The Revolution's Loyalist story is often told as a narrative of loss -- lost homes, lost families, lost causes. But some figures in this trail complicate the picture by showing how ideas traveled across the Atlantic in ways that resist simple categories of loyalty and rebellion.
Catharine Macaulay, Britain's foremost female historian of the 18th century, was not a Loyalist. She was, in fact, one of the most influential intellectual supporters of the American cause. Her eight-volume History of England from the Accession of James I to That of the Brunswick Line (1763-1783) offered a republican interpretation of the English Civil War that American colonists recognized immediately as an argument for their own situation. George Washington, John Adams and Benjamin Franklin all corresponded with her. Washington hosted her at Mount Vernon for 10 days in 1784, an extraordinary mark of respect.
Macaulay's Bath residence at Alfred House, on Alfred Street, was provided by her patron the Reverend Thomas Wilson, whose devotion was so extravagant he installed a life-sized statue of her in his London church. Her 1778 marriage to William Graham, 26 years her junior, scandalized polite society and cost her Wilson's patronage. She persisted in her scholarly work, publishing Letters on Education in 1790 -- a treatise that influenced Mary Wollstonecraft's Vindication of the Rights of Woman. She died in 1791, having lived to see the republic she championed take its first steps.
Macaulay reminds us that the Revolution was a civil war of ideas that split Britain itself. The people on this trail did not divide neatly into heroes and villains. They were caught in a rupture that demanded choices -- and every choice carried a price.
The trail sites in this essay span London and beyond, but many cluster in ways that make them walkable in a single afternoon. The Marylebone circuit -- Bolsover Street, Queen Anne Street, Portland Place, Wimpole Street, Welbeck Street -- covers the heart of the Loyalist exile community in under an hour. The streets retain their Georgian layouts, and even where individual buildings have been replaced, the scale and character of the neighborhood convey the world these displaced Americans inhabited.

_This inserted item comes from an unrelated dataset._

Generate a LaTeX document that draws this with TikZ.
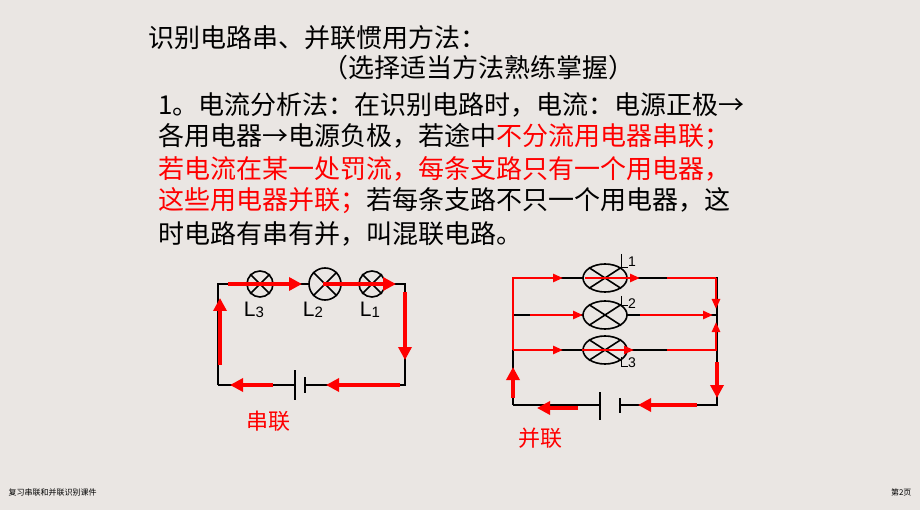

Across the river, St Mary's Church in Battersea offers the trail's most contemplative stop. The Georgian church, with its box pews and Venetian windows, dates from 1775 -- the year the war began. Arnold and his wife, Peggy Shippen Arnold, lie in the crypt. J.M.W. Turner painted Thames views from the vestry. William Blake was married here. The church is open to visitors, though hours vary.
Lincoln's Inn, where the Claims Commission sat, remains an active legal institution with grounds generally open to the public. Copley's blue plaque on George Street and West's plaque on Newman Street mark the homes of the two most important American artists in Georgian London. And Wolverhampton's blue plaque for Button Gwinnett, the Declaration signer who married at St Peter's Church in 1757 before emigrating to Georgia, reminds visitors that the Revolution's story begins in British communities as much as in American ones.
These are not triumphalist sites. There are no monuments to victory here, no celebrations of a cause won. Instead, they are places where the Revolution's human cost is written into the landscape -- in unmarked graves, in Georgian streets where displaced Americans once walked, in the legal chambers where loyalty was weighed and found wanting. For visitors approaching from an American perspective, they offer something the Revolution's standard narrative often lacks: a reckoning with the people who lost.